Mothers are many and they are influential.
It is mother’s day, the day for mothers. A day of Hallmark cards and piss poor ads on the teevee extolling blood diamonds and spa getaways, overpriced buffets and brunches.
It’s a day that is confusing to me for so many reasons, not the least of which is that I don’t aways know what mothering means, or how to relate to being a mother myself, but I do know that mothering can come from people other than your mother, and you can give it to those not your children.
“Mother” is powerful. Breast, skin, vulva, womb, root like cord connecting us to them inextricably, even after it is cut, whether we want it to or not.
They birth us, love us, harm us, frighten us, achieve for us, fail us.

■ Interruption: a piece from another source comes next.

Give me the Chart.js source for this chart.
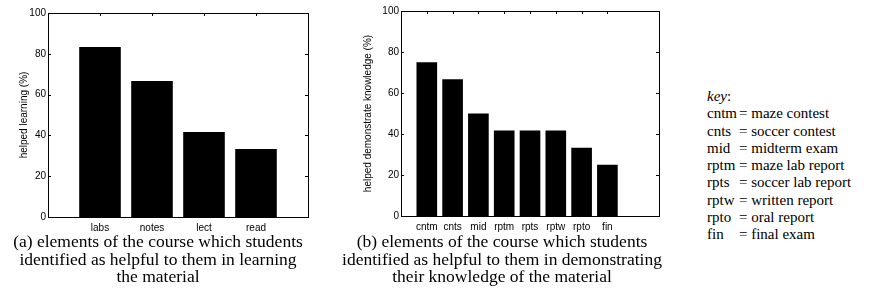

Mothering is hard work no doubt about that. Being mothered is a challenge at times, a desperate need at others. Sometimes in the very same breath. Mother me please, go away do not touch me.
This day is a fraught day, a magic day, a day for those with mothers and no children, those who are mothers with no mothering for them, those with both and those with neither.
I don’t want cards or flowers. My own relationship with my mother, lost now to Alzheimer’s, is fraught, but it always was, a mother who decided early she wanted no children but got one anyway.
I don’t want a reminder one time per year of the magic inherent in the word “mother” rather I’d want the ongoing reminder that mothers are people and fallible, and most certainly not sacred or better, but that we all have that holiness in us to mother, to father, to be connected to some divine spark of passage into and out of this world.
I”m going to drink my tea, brought to me by my boys, watch Dr. Who, and do the dishes. I’m going to visit my own mother, though she won’t know me. I’m going to know how important it is that we all find ways to love each other in the ways that matter most, no matter the role, and that if someone needs me to be their mother, and I can be, I will.